The applicant may amend the application without consent if a dispute resolution proceeding has not yet commenced. If applications have not been served on any respondents, the applicant must submit an amended copy to the Residential Tenancy Branch and serve the amended application. If the application has been served and all requirements can be met to serve each respondent with an amended copy at least seven days before the dispute resolution proceeding, the applicant may be permitted to file a revised application with the Residential Tenancy Branch. A copy of the revised application must be served on each respondent at least seven days before the scheduled date for dispute resolution proceeding.

[18]         As outlined above Arbitrator Reid determined that pursuant to Rule 2.5 of the Rules of Procedure, that the deadline for serving the amended application for dispute resolution was seven days prior to the original dispute resolution hearing of March 7, 2013, and not seven days prior to the rehearing date, which occurred on September 22, 2015.

[19]         With all due respect to Arbitrator Reid, I do not consider that this determination is correct. Rule 2.5 does not specify that the time limitation is to be applied in respect of an original dispute resolution hearing. The rule simply states that the amended application must be served more than seven days "before the scheduled date for the dispute resolution proceeding". There is no dispute, and in fact Arbitrator Reid found, that the amended application for dispute resolution was served more than seven days prior to September 22, 2015.

[20]         I agree with the argument of counsel for Ms. Laverdure that as a matter of law when a reviewing court remits a matter back to a tribunal before a different arbitrator, and I will add especially where the impugned decision goes to the heart of the matter, that the matter is a de novo hearing. In this case Davies, J. remitted the matter back to the RTB to be heard by a new arbitrator. The fact that the word "rehearing" was used does not in my view indicate that it is somehow a continuation of the earlier hearing. It is a new hearing on the same issues.

[21]         In that respect I find that the use of word "rehearing" to describe the remitted dispute is irrelevant. As noted above Rule 2.5 of the Rules of Procedure does not distinguish between an originating hearing or a rehearing of a matter which has been remitted for reconsideration after judicial review. It simply requires service of materials more than seven days prior to the dispute resolution proceeding.

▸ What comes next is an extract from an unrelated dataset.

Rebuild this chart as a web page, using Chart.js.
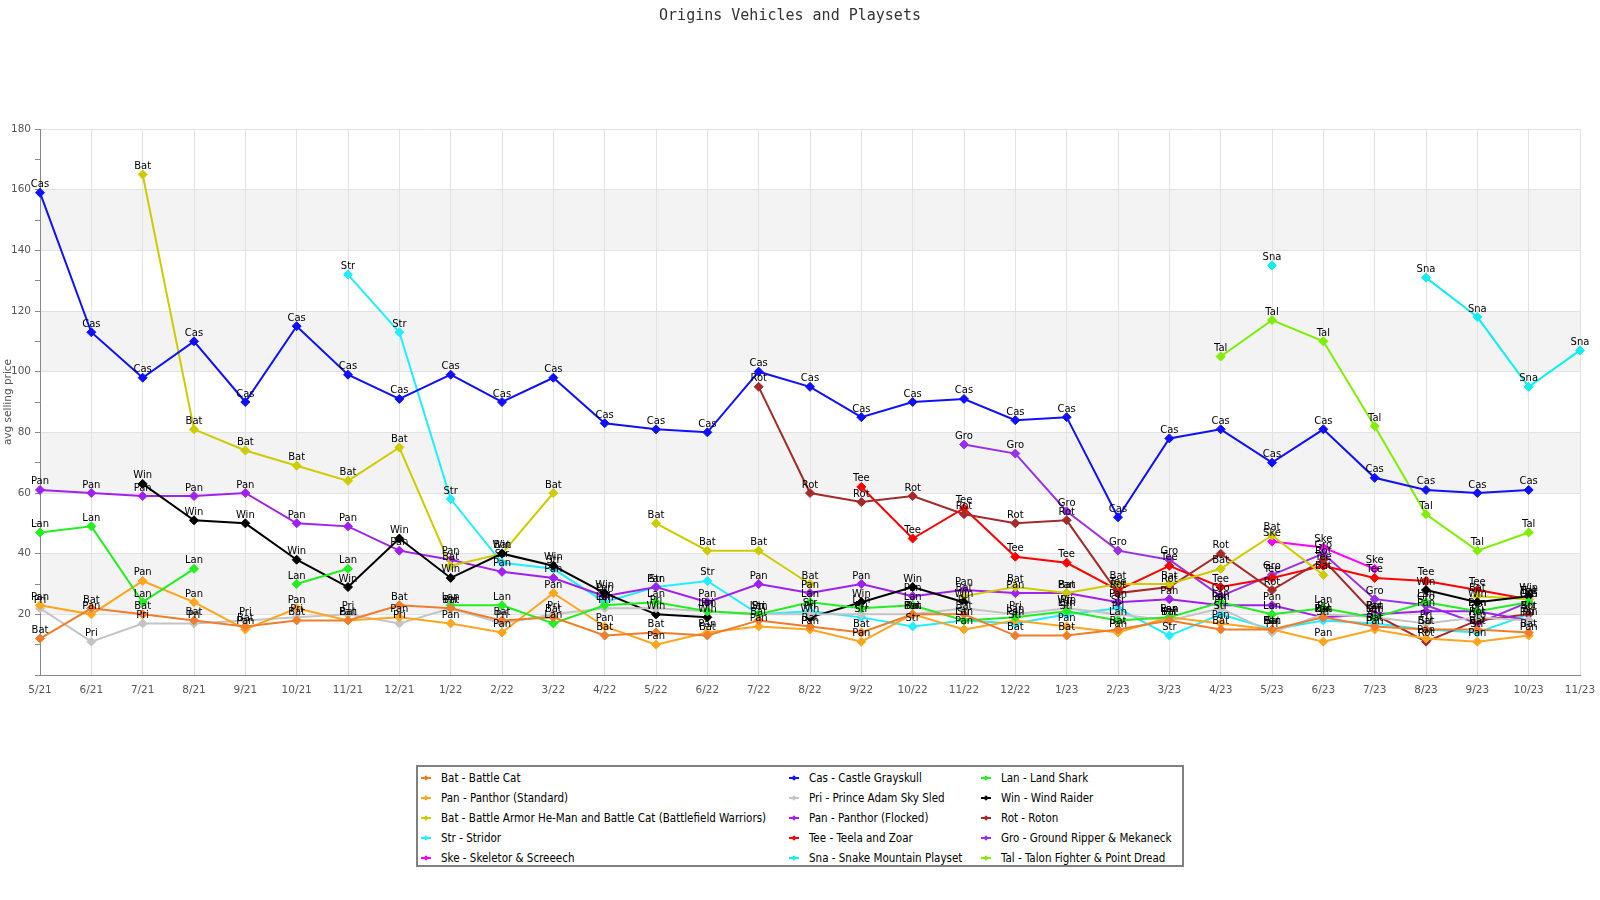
<!DOCTYPE html>
<html>
<head>
<meta charset="utf-8">
<title>Origins Vehicles and Playsets</title>
<script src="https://cdn.jsdelivr.net/npm/chart.js@4.4.1/dist/chart.umd.min.js"></script>
<style>
  html, body { margin: 0; padding: 0; background: #fff; }
  #wrap { position: relative; width: 1600px; height: 900px; }
  #chart { position: absolute; left: 0; top: 0; }
  #legend {
    position: absolute; left: 416px; top: 765px; width: 768px; height: 102px;
    box-sizing: border-box; border: 2px solid #808080; background: #fff;
    font: 11.5px "DejaVu Sans Condensed", "DejaVu Sans", sans-serif; color: #000;
  }
  .item { position: absolute; white-space: nowrap; line-height: 14px; }
  .mark { position: absolute; width: 10px; height: 2px; }
  .mark i { position: absolute; left: 3px; top: -1px; width: 4px; height: 4px; transform: rotate(45deg); }
</style>
</head>
<body>
<div id="wrap">
  <canvas id="chart" width="1600" height="900"></canvas>
  <div id="legend"></div>
</div>
<script>
'use strict'

const months = ['5/21','6/21','7/21','8/21','9/21','10/21','11/21','12/21',
  '1/22','2/22','3/22','4/22','5/22','6/22','7/22','8/22','9/22','10/22','11/22','12/22',
  '1/23','2/23','3/23','4/23','5/23','6/23','7/23','8/23','9/23','10/23','11/23']

// one value per month, null = no sales that month
const battleCat  = [12,22,20,18,16,18,18,23,22,18,19,13,14,13,18,16,14,20,20,13,13,15,18,15,15,19,16,15,15,14,null]
const castle     = [159,113,98,110,90,115,99,91,99,90,98,83,81,80,100,95,85,90,91,84,85,52,78,81,70,81,65,61,60,61,null]
const landShark  = [47,49,24,35,null,30,35,null,23,23,17,23,24,21,20,24,22,23,18,19,21,18,19,24,20,22,19,24,21,24,null]
const panthorStd = [23,20,31,24,15,22,18,19,17,14,27,16,10,14,16,15,11,20,15,18,16,14,19,17,15,11,15,12,11,13,null]
const skySled    = [22,11,17,17,18,19,20,17,22,17,20,22,22,21,20,20,20,20,22,20,22,20,18,22,14,20,19,17,19,18,null]
const windRaider = [null,null,63,51,50,38,29,45,32,40,36,27,20,19,null,19,24,29,24,null,22,null,null,null,null,null,null,28,24,26,null]
const battleArmor= [null,null,165,81,74,69,64,75,36,40,60,null,50,41,41,30,null,null,26,29,27,30,30,35,46,33,null,null,26,25,null]
const panthorFlk = [61,60,59,59,60,50,49,41,38,34,32,26,29,24,30,27,30,26,28,27,27,24,25,23,23,19,20,21,21,18,null]
const roton      = [null,null,null,null,null,null,null,null,null,null,null,null,null,null,95,60,57,59,53,50,51,27,29,40,28,38,20,11,18,20,null]
const stridor    = [null,null,null,null,null,null,132,113,58,37,35,24,29,31,20,21,19,16,18,17,20,22,13,20,15,18,17,15,14,20,null]
const teela      = [null,null,null,null,null,null,null,null,null,null,null,null,null,null,null,null,62,45,55,39,37,28,36,29,32,36,32,31,28,25,null]
const groundRip  = [null,null,null,null,null,null,null,null,null,null,null,null,null,null,null,null,null,null,76,73,54,41,38,26,33,40,25,23,17,24,null]
const skeletor   = [null,null,null,null,null,null,null,null,null,null,null,null,null,null,null,null,null,null,null,null,null,null,null,null,44,42,35,null,null,null,null]
const snakeMtn   = [null,null,null,null,null,null,null,null,null,null,null,null,null,null,null,null,null,null,null,null,null,null,null,null,135,null,null,131,118,95,107]
const talon      = [null,null,null,null,null,null,null,null,null,null,null,null,null,null,null,null,null,null,null,null,null,null,null,105,117,110,82,53,41,47,null]

const seriesNames = [
  'Bat - Battle Cat', 'Cas - Castle Grayskull', 'Lan - Land Shark',
  'Pan - Panthor (Standard)', 'Pri - Prince Adam Sky Sled', 'Win - Wind Raider',
  'Bat - Battle Armor He-Man and Battle Cat (Battlefield Warriors)', 'Pan - Panthor (Flocked)', 'Rot - Roton',
  'Str - Stridor', 'Tee - Teela and Zoar', 'Gro - Ground Ripper & Mekaneck',
  'Ske - Skeletor & Screeech', 'Sna - Snake Mountain Playset', 'Tal - Talon Fighter & Point Dread'
]
const seriesValues = [battleCat, castle, landShark, panthorStd, skySled, windRaider,
  battleArmor, panthorFlk, roton, stridor, teela, groundRip, skeletor, snakeMtn, talon]
const seriesColors = ['#f07d2b', '#1010ff', '#22ee22', '#ffa520', '#c4c4c4', '#000000',
  '#cccc00', '#a020f0', '#a52a2a', '#22eeff', '#ff0000', '#9932e6', '#ff00ff', '#11eeee', '#80ee00']

const abbr = name => name.split(' - ')[0]

// grey bands behind the plot
const bands = {
  id: 'bands',
  beforeDraw(chart) {
    const { ctx, chartArea: a, scales: { y } } = chart
    ctx.save()
    ctx.fillStyle = '#f3f3f3'
    for (let lo = 20; lo < 180; lo += 40) {
      const top = y.getPixelForValue(lo + 20), bot = y.getPixelForValue(lo)
      ctx.fillRect(a.left, top, a.right - a.left, bot - top)
    }
    ctx.restore()
  }
}

// short name over every point
const pointTags = {
  id: 'pointTags',
  afterDatasetsDraw(chart) {
    const ctx = chart.ctx
    ctx.save()
    ctx.font = '10px "DejaVu Sans"'
    ctx.fillStyle = '#000'
    ctx.textAlign = 'center'
    ctx.textBaseline = 'alphabetic'
    chart.data.datasets.forEach((ds, i) => {
      const tag = abbr(ds.label)
      chart.getDatasetMeta(i).data.forEach((pt, j) => {
        if (ds.data[j] == null) return
        ctx.fillText(tag, pt.x, pt.y - 5.5)
      })
    })
    ctx.restore()
  }
}

new Chart(document.getElementById('chart'), {
  type: 'line',
  data: {
    labels: months,
    datasets: seriesNames.map((name, i) => ({
      label: name,
      data: seriesValues[i],
      borderColor: seriesColors[i],
      backgroundColor: seriesColors[i],
      borderWidth: 2,
      pointStyle: 'rectRot',
      pointRadius: 4.5,
      pointBorderWidth: 1,
      tension: 0,
      spanGaps: false
    }))
  },
  options: {
    responsive: false,
    animation: false,
    layout: { autoPadding: false, padding: { top: 0, left: 0, right: 20, bottom: 200 } },
    plugins: {
      legend: { display: false },
      tooltip: { enabled: false },
      title: {
        display: true,
        text: 'Origins Vehicles and Playsets',
        color: '#333',
        font: { family: '"DejaVu Sans Mono", monospace', size: 15, weight: 'normal' },
        padding: { top: 7, bottom: 104 }
      }
    },
    scales: {
      x: {
        offset: false,
        grid: { color: '#e2e2e2', drawTicks: false },
        border: { color: '#888' },
        ticks: { color: '#555', font: { family: '"DejaVu Sans"', size: 10.5 }, padding: 9, maxRotation: 0, autoSkip: false },
        afterFit(scale) {
          scale.height = 25
          scale.paddingLeft = 0
          scale.paddingRight = 0
        }
      },
      y: {
        min: 0,
        max: 180,
        grid: {
          color: c => (c.tick && c.tick.value % 20 === 0) ? '#e2e2e2' : 'rgba(0,0,0,0)',
          tickColor: '#888',
          tickLength: 5
        },
        border: { color: '#888' },
        ticks: {
          stepSize: 10,
          color: '#555',
          font: { family: '"DejaVu Sans"', size: 10.5 },
          padding: 4,
          callback: v => (v % 20 === 0 && v > 0) ? v : ''
        },
        title: {
          display: true,
          text: 'avg selling price',
          color: '#555',
          font: { family: '"DejaVu Sans"', size: 10.5 },
          padding: { top: 2, bottom: 0 }
        },
        afterFit(scale) { scale.width = 40 }
      }
    }
  },
  plugins: [bands, pointTags]
})

// legend box under the chart, three columns
const legend = document.getElementById('legend')
const colMark = [3, 371, 563]
const colText = [23, 391, 583]
seriesNames.forEach((name, i) => {
  const row = Math.floor(i / 3), col = i % 3
  const cy = 11 + row * 20
  const mark = document.createElement('span')
  mark.className = 'mark'
  mark.style.left = colMark[col] + 'px'
  mark.style.top = (cy - 1) + 'px'
  mark.style.background = seriesColors[i]
  const dot = document.createElement('i')
  dot.style.background = seriesColors[i]
  mark.appendChild(dot)
  const txt = document.createElement('span')
  txt.className = 'item'
  txt.style.left = colText[col] + 'px'
  txt.style.top = (cy - 7) + 'px'
  txt.textContent = name
  legend.appendChild(mark)
  legend.appendChild(txt)
})
</script>
</body>
</html>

[22]         I also agree with the argument for counsel with Ms. Laverdure that it defies common sense that Ms. Laverdure should have filed the amended application for dispute resolution seeking damages for wrongful eviction seven days prior to March 7, 2013, when she was still a tenant and had not yet suffered any damages.

[23]         With respect to the argument regarding delay, I consider that having exhausted all of her remedies under the RTA process, including bringing a successful application for judicial review in this court which ultimately resulted in the finding of Arbitrator Reid that the tenancy was wrongfully terminated, it would be perverse and contrary to common sense if Ms. Laverdure was not able to amend her application to include a claim for damages once the damages had, in fact, crystallized.

[24]         It is the law in this jurisdiction that a finding that is contrary to common sense which fails to take statutory requirements into account is patently unreasonable.

[25]         For these reasons I find that Arbitrator Reid in determining that the amended application for dispute resolution had to be served seven days prior to March 7, 2013, misinterpreted the service requirements of Rule 2.5 in a manner which was patently unreasonable.

[26]         With respect to the adequacy of reasons and the arguments raised by counsel for the petitioner as an alternative argument, although my findings above with respect to the decision not to allow the amendment to be made are, I think, conclusive, I will make some comments with respect to arguments of counsel for the petitioner regarding adequacy of reasons.

[27]         As stated by Davies, J., consideration of the adequacy of reasons given by a dispute resolution officer under the RTA must be evaluated against the standard of patent unreasonableness pursuant to s. 77(1)(c) of the RTA, which requires that a dispute resolution officer must provide reasons for a decision.

[28]         As outlined by Davies, J. in Laverdure v. First United Church Social Housing Society, 2014 BCSC 2232, for the reasons of a DRO to be adequate they must set out the legal test to be met by the party advancing its claim, set out the adjudicator's finding of fact and the principal evidence upon which those findings were made and apply those findings of fact to the test to be made in reaching a conclusion that will allow the parties and others, including a reviewing court, to understand how and why the adjudicator reached that decision.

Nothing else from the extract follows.